Fremdes kann Gesellschaft bereichern
Auf die Erfahrung, dass Fremdes die Gesellschaft bereichern kann, haben Vertreter von vier Religionsgemeinschaften hingewiesen. Für Christen sei die Sorge um die "Fremden in der Nähe" eigentlich eine Grundaufgabe, zumal Gott - in Jesus - aus eigenem Antrieb als Fremder die direkte Nähe des Menschen gesucht habe und in jedem Menschen präsent sei, erklärte die Frauenordens-Präsidentin Sr. Beatrix Mayrhofer am Donnerstag in einem von den Ordensgemeinschaften veranstalteten Wiener Pressegespräch.
Für Christen sei kein Mensch ein Fremder, sondern "stets ein geliebtes Geschöpf Gottes", sagte Sr. Mayrhofer. Die katholischen Orden sähen es daher als ihren speziellen Auftrag an, "an die Ränder zu gehen und besonders für die Menschen dazusein, die viele andere als fremd, fern und unbequem erleben". Hilfreich sei bei diesem Vorhaben die Erfahrung in den eigenen Klöstern, in denen in der Regel Ordensleute aus verschiedenen Ländern zusammenleben und -arbeiten. Internationalität und Bereicherung durch Fremdes sei dabei "bereits gelebter Alltag".
Dass Pfarren durch die Teilnahme von Asylwerbern am Gemeindeleben stark profitieren können, berichtete Maria Katharina Moser, evangelische Pfarrerin in Wien-Simmering. Auch die gelegentliche gemeinsame Liturgie mit der afrikanischen protestantischen Gemeinde werde von vielen Gemeindemitgliedern als Bereicherung empfunden. "Vertrautes wird dabei in Frage gestellt, neue Perspektiven aufgezeigt", so die Theologin.

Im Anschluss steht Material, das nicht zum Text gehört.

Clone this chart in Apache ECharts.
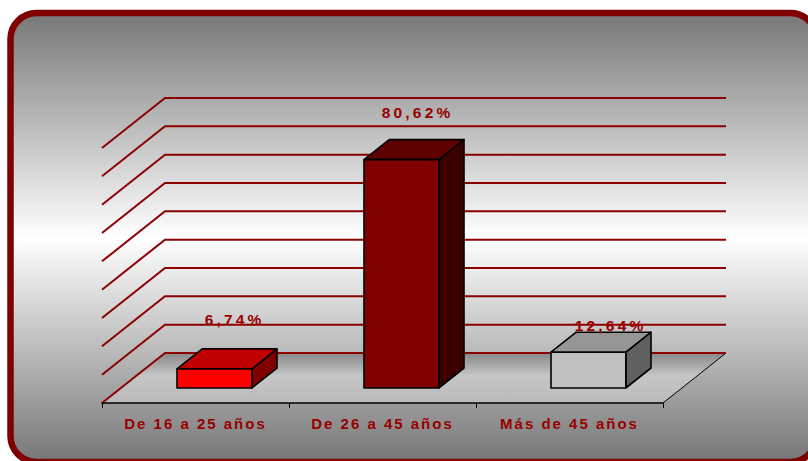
<!DOCTYPE html>
<html>
<head>
<meta charset="utf-8">
<script src="https://cdn.jsdelivr.net/npm/echarts@6/dist/echarts.min.js"></script>
<style>
  html, body { margin: 0; padding: 0; background: #ffffff; }
  #chart { width: 808px; height: 461px; }
  #chart text { letter-spacing: 2px; }
  /* value labels above the boxes use a slightly larger size and wider tracking */
  #chart text[style*="15.5px"] { letter-spacing: 3.2px; }
</style>
</head>
<body>
<div id="chart"></div>
<script>
// Age groups and their share of the total (percent)
const categories = ['De 16 a 25 años', 'De 26 a 45 años', 'Más de 45 años'];
const shares = [6.74, 80.62, 12.64];
// Value axis ticks (percent) drawn on the back and left walls
const gridTicks = [0, 10, 20, 30, 40, 50, 60, 70, 80, 90];

// Face colours of each box: front, top, side
const faceColors = [
  ['#ff0000', '#c00000', '#800000'],
  ['#800000', '#5c0000', '#3c0000'],
  ['#c0c0c0', '#969696', '#606060']
];
// Small shifts of each value label from the top of its box
const labelNudge = [[-5, -29], [-9, -27], [-3, -7]];

const TEXT_RED = '#990000';
const GRID_RED = '#8c0000';
const FONT = '"Liberation Sans", Arial, sans-serif';
// Perspective depth: offset from the back wall to the front edge of the floor
const DEPTH = [-63, 50];
const BAR_BACK = 0.3;   // fraction of depth where the box back face sits
const BAR_FRONT = 0.7;  // fraction of depth where the box front face sits
const BAR_WIDTH = 0.4;  // box width as a fraction of the category band

const fmt = v => v.toFixed(2).replace('.', ',') + '%';

const chart = echarts.init(document.getElementById('chart'), null, { renderer: 'svg' });

function renderFloor(params, api) {
  const cs = params.coordSys;
  const x0 = cs.x, x1 = cs.x + cs.width, yb = cs.y + cs.height;
  const fx0 = x0 + DEPTH[0], fx1 = x1 + DEPTH[0], yf = yb + DEPTH[1];
  return {
    type: 'group',
    children: [
      {
        type: 'polygon',
        shape: { points: [[x0, yb], [x1, yb], [fx1, yf], [fx0, yf]] },
        style: {
          fill: new echarts.graphic.LinearGradient(0, 0, 0, 1, [
            { offset: 0, color: '#878787' },
            { offset: 0.45, color: '#c6c6c6' },
            { offset: 1, color: '#bababa' }
          ])
        }
      },
      {
        type: 'line',
        shape: { x1: x1, y1: yb, x2: fx1, y2: yf },
        style: { stroke: '#000000', lineWidth: 1 }
      }
    ]
  };
}

function renderWallLine(params, api) {
  const cs = params.coordSys;
  const y = api.coord([0, api.value(0)])[1];
  const x0 = cs.x, x1 = cs.x + cs.width;
  return {
    type: 'polyline',
    shape: { points: [[x0 + DEPTH[0], y + DEPTH[1]], [x0, y], [x1, y]] },
    style: { stroke: GRID_RED, lineWidth: 2, fill: null }
  };
}

function renderBox(params, api) {
  const idx = api.value(0);
  const val = api.value(1);
  const base = api.coord([idx, 0]);
  const top = api.coord([idx, val]);
  const h = base[1] - top[1];
  const w = api.size([1, 0])[0] * BAR_WIDTH;
  const fx = base[0] + DEPTH[0] * BAR_FRONT - w / 2;
  const fy = base[1] + DEPTH[1] * BAR_FRONT;
  const bx = base[0] + DEPTH[0] * BAR_BACK - w / 2;
  const by = base[1] + DEPTH[1] * BAR_BACK;
  const c = faceColors[params.dataIndex];
  const edge = { stroke: '#000000', lineWidth: 1.6, lineJoin: 'round' };
  const nudge = labelNudge[params.dataIndex];
  return {
    type: 'group',
    children: [
      {
        type: 'polygon',
        shape: { points: [[fx + w, fy - h], [bx + w, by - h], [bx + w, by], [fx + w, fy]] },
        style: Object.assign({ fill: c[2] }, edge)
      },
      {
        type: 'polygon',
        shape: { points: [[fx, fy - h], [fx + w, fy - h], [bx + w, by - h], [bx, by - h]] },
        style: Object.assign({ fill: c[1] }, edge)
      },
      {
        type: 'rect',
        shape: { x: fx, y: fy - h, width: w, height: h },
        style: Object.assign({ fill: c[0] }, edge)
      },
      {
        type: 'text',
        x: bx + w / 2 + nudge[0],
        y: by - h + nudge[1],
        style: {
          text: fmt(val),
          fill: TEXT_RED,
          fontSize: 15.5,
          fontWeight: 'bold',
          fontFamily: FONT,
          align: 'center',
          verticalAlign: 'middle'
        }
      }
    ]
  };
}

const option = {
  animation: false,
  backgroundColor: '#ffffff',
  graphic: [
    {
      type: 'rect',
      z: -10,
      silent: true,
      shape: { x: 10.5, y: 13, width: 806, height: 449, r: 26 },
      style: {
        fill: new echarts.graphic.LinearGradient(0, 0, 0, 1, [
          { offset: 0, color: '#777777' },
          { offset: 0.5, color: '#ffffff' },
          { offset: 1, color: '#777777' }
        ]),
        stroke: '#800000',
        lineWidth: 6.5
      }
    }
  ],
  grid: [
    { left: 165, right: 82, top: 98, bottom: 108 },
    { left: 102, right: 145, top: 300, bottom: 58 }
  ],
  xAxis: [
    { type: 'category', gridIndex: 0, data: categories, show: false, boundaryGap: true },
    {
      type: 'category', gridIndex: 1, data: categories, boundaryGap: true, z: 5,
      axisLine: { lineStyle: { color: '#000000', width: 1.5 } },
      axisTick: { show: true, length: 5, lineStyle: { color: '#000000', width: 1 } },
      axisLabel: {
        color: TEXT_RED, fontSize: 15, fontWeight: 'bold', fontFamily: FONT, margin: 13
      }
    }
  ],
  yAxis: [
    { type: 'value', gridIndex: 0, min: 0, max: 90, interval: 10, show: false, splitLine: { show: false } },
    { type: 'value', gridIndex: 1, min: 0, max: 1, show: false, splitLine: { show: false } }
  ],
  series: [
    {
      type: 'custom', xAxisIndex: 0, yAxisIndex: 0, z: 1, silent: true,
      renderItem: renderFloor, data: [[0, 0]]
    },
    {
      type: 'custom', xAxisIndex: 0, yAxisIndex: 0, z: 2, silent: true,
      renderItem: renderWallLine,
      encode: { y: 0 },
      data: gridTicks.map(t => [t])
    },
    {
      type: 'custom', xAxisIndex: 0, yAxisIndex: 0, z: 3,
      renderItem: renderBox,
      data: shares.map((v, i) => [i, v])
    }
  ]
};

chart.setOption(option);
</script>
</body>
</html>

Kirchen hätten von ihrem Selbstverständnis her das "große Friedenspotenzial", Fremde "zuerst als Menschen" und erst nachrangig als Angehörige einer anderen Religion oder Ethnie wahrzunehmen und Begegnungen entsprechend zu gestalten.
In der gesellschaftlichen Realität gelten Fremde allerdings weithin als "Bedrohung", da man ihnen zunächst diffuse Angst und Furcht entgegenbringt, so die Wahrnehmung Amina Abuzahra vom Institut für Islamische Religion der Universität Wien. Besonders beim Umgang mit Muslimen bestehe viel "Handlungsbedarf" für eine positive Neubesetzung des Fremdenbegriffs, weshalb der Zugang der Ordensgemeinschaften ein "erfrischender" sei. Wichtig seien Begegnung, Gespräch, gemeinsames Leben und die "Vergegenwärtigung, dass man einem Menschen, nicht 'dem Islam', begegnet", so Abuzahra.
Auch in den christlichen Kirchen sahen sowohl Sr. Mayrhofer als auch Pfarrerin Moser beim Thema Pluralismus allerdings noch "Luft nach oben": Die Protestanten müssten sich selbst immer wieder nach rassistischen Strukturen überprüfen und vielerorts achtsam sein, dass ihre landeskirchliche Verfasstheit nicht nationalistisch vereinnahmt werde, befand Moser. Die Ordensfrau Sr. Beatrix warnte vor einem "Wunsch, unter uns zu bleiben".
"Fremde in Österreich sehen auch die Österreicher als fremd", wies der buddhistische Mönch Bhante Seelawansa Wijayarajapura Maha Thero auf beiderseitige Ängste hin. Aufgabe der Religion sei es, den richtigen Umgang mit Negativ-Emotionen zu lehren, wozu der Buddhismus das achtsame, wertfreie Beobachten der Dinge, die Wahrnehmung eigener Gefühle und das Nachdenken darüber rate. So könne man vorgefasste Meinungen und Oberflächlichkeit überwinden. "Wenn wir mit eigenen Regungen richtig umgehen, könne wir dies auch mit den Fremden", so der Leiter des Wiener Dhamma-Zentrums. Ergebe sich keine Möglichkeit des Gemeinsamen, solle man "Abschied nehmen ohne Ablehnung".